'''

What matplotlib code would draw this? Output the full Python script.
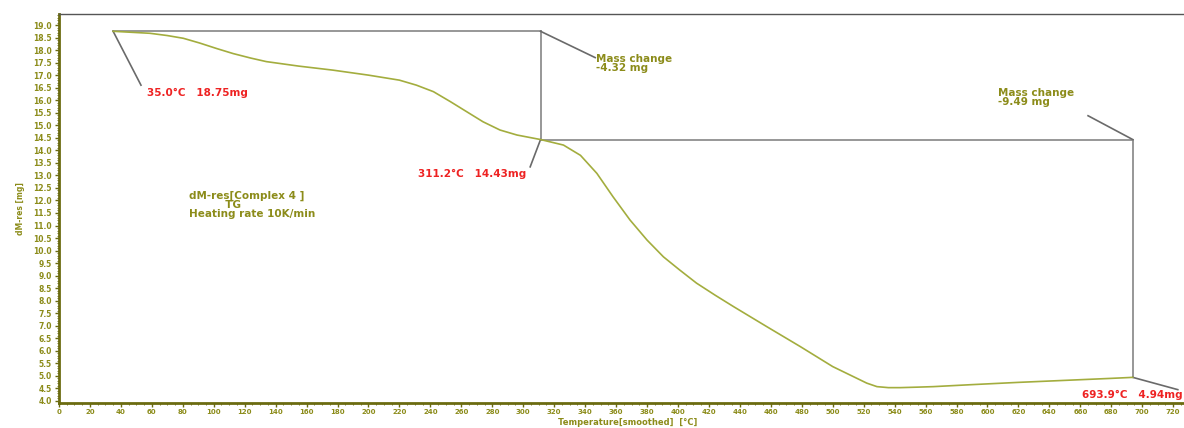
import matplotlib
matplotlib.use("Agg")
import matplotlib.pyplot as plt
from matplotlib.ticker import MultipleLocator, FormatStrFormatter

# ---- data ----
temperature = [35, 58.8, 70, 80.4, 91, 102, 112.6, 124, 134, 155, 177, 200, 220, 231,
               242, 253, 263.5, 274, 285, 296, 311.2, 326, 337, 347.6, 358, 369, 380,
               390.6, 401, 412, 424, 436, 457.5, 479, 500, 511, 522, 528.6, 536, 543.6,
               555, 565, 590, 620, 650, 680, 693.9]
mass = [18.75, 18.67, 18.58, 18.47, 18.28, 18.06, 17.86, 17.68, 17.54, 17.36, 17.2,
        17.0, 16.8, 16.6, 16.34, 15.94, 15.54, 15.14, 14.81, 14.61, 14.43, 14.21,
        13.8, 13.08, 12.15, 11.22, 10.42, 9.75, 9.23, 8.70, 8.22, 7.76, 6.96, 6.17,
        5.37, 5.04, 4.71, 4.57, 4.53, 4.53, 4.55, 4.57, 4.65, 4.74, 4.82, 4.90, 4.94]

step_points_T = [35.0, 311.2, 693.9]
step_points_m = [18.75, 14.43, 4.94]
mass_changes = ["-4.32 mg", "-9.49 mg"]
point_labels = ["35.0°C   18.75mg", "311.2°C   14.43mg", "693.9°C   4.94mg"]
info_text = "dM-res[Complex 4 ]\n          TG\nHeating rate 10K/min"

OLIVE = "#8c8c1a"
CURVE = "#a3ad3e"
RED = "#ee2222"
GRAY = "#8f8f8f"

fig = plt.figure(figsize=(11.84, 4.28), dpi=100)
ax = fig.add_axes([0.0498, 0.058, 0.9502, 0.9093])
ax.set_xlim(0, 727)
ax.set_ylim(3.91, 19.44)

ax.plot(temperature, mass, color=CURVE, lw=1.2, zorder=3)

# step construction lines
T0, T1, T2 = step_points_T
m0, m1, m2 = step_points_m
ax.plot([T0, T1], [m0, m0], color=GRAY, lw=1.3, zorder=2)
ax.plot([T1, T1], [m0, m1], color=GRAY, lw=1.3, zorder=2)
ax.plot([T1, T2], [m1, m1], color=GRAY, lw=1.3, zorder=2)
ax.plot([T2, T2], [m1, m2], color=GRAY, lw=1.3, zorder=2)

LEAD = "#6a6a6a"
# leader lines + labels (positions in data coords)
ax.plot([T0, 53], [m0, 16.6], color=LEAD, lw=1.2)
ax.text(57, 16.3, point_labels[0], color=RED, fontsize=7.5, fontweight="bold",
        va="center", ha="left")
ax.plot([T1, 304.5], [m1, 13.34], color=LEAD, lw=1.2)
ax.text(302, 13.05, point_labels[1], color=RED, fontsize=7.5, fontweight="bold",
        va="center", ha="right")
ax.plot([T2, 723], [m2, 4.45], color=LEAD, lw=1.2)
ax.text(726, 4.22, point_labels[2], color=RED, fontsize=7.5, fontweight="bold",
        va="center", ha="right")

ax.plot([T1, 346.5], [m0, 17.7], color=LEAD, lw=1.2)
ax.text(347, 17.45, "Mass change\n" + mass_changes[0], color=OLIVE, fontsize=7.5,
        fontweight="bold", va="center", ha="left", linespacing=0.9)
ax.plot([T2, 665], [m1, 15.38], color=LEAD, lw=1.2)
ax.text(607, 16.1, "Mass change\n" + mass_changes[1], color=OLIVE, fontsize=7.5,
        fontweight="bold", va="center", ha="left", linespacing=0.9)

ax.text(84, 11.82, info_text, color=OLIVE, fontsize=7.5, fontweight="bold",
        va="center", ha="left", linespacing=0.9)

# axes styling
ax.spines["right"].set_visible(False)
ax.spines["top"].set_color("#555555")
ax.spines["top"].set_linewidth(1.0)
for s in ("left", "bottom"):
    ax.spines[s].set_color("#6b6b10")
    ax.spines[s].set_linewidth(2.0)

ax.xaxis.set_major_locator(MultipleLocator(20))
ax.xaxis.set_minor_locator(MultipleLocator(5))
ax.yaxis.set_major_locator(MultipleLocator(0.5))
ax.yaxis.set_minor_locator(MultipleLocator(0.1))
ax.yaxis.set_major_formatter(FormatStrFormatter("%.1f"))
ax.tick_params(axis="both", which="major", colors="#6b6b10", labelcolor=OLIVE,
               labelsize=5.5, length=3, width=1, pad=2)
ax.tick_params(axis="x", which="major", labelsize=5, pad=1.5)
ax.tick_params(axis="both", which="minor", colors="#6b6b10", length=1.5, width=0.6)
for lab in ax.get_xticklabels() + ax.get_yticklabels():
    lab.set_fontweight("bold")

ax.set_ylabel("dM-res [mg]", color=OLIVE, fontsize=5.5, fontweight="bold", labelpad=6)
fig.text(0.53, 0.003, "Temperature[smoothed]  [°C]", color=OLIVE, fontsize=6,
         fontweight="bold", ha="center", va="bottom")

fig.savefig("out.png", dpi=100)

'''

Write out nothing but the lines from the start of the data through the line with "from matplotlib.ticker import". Leave out the pictures.

# Final answer:
What matplotlib code would draw this? Output the full Python script.
import matplotlib
matplotlib.use("Agg")
import matplotlib.pyplot as plt
from matplotlib.ticker import MultipleLocator, FormatStrFormatter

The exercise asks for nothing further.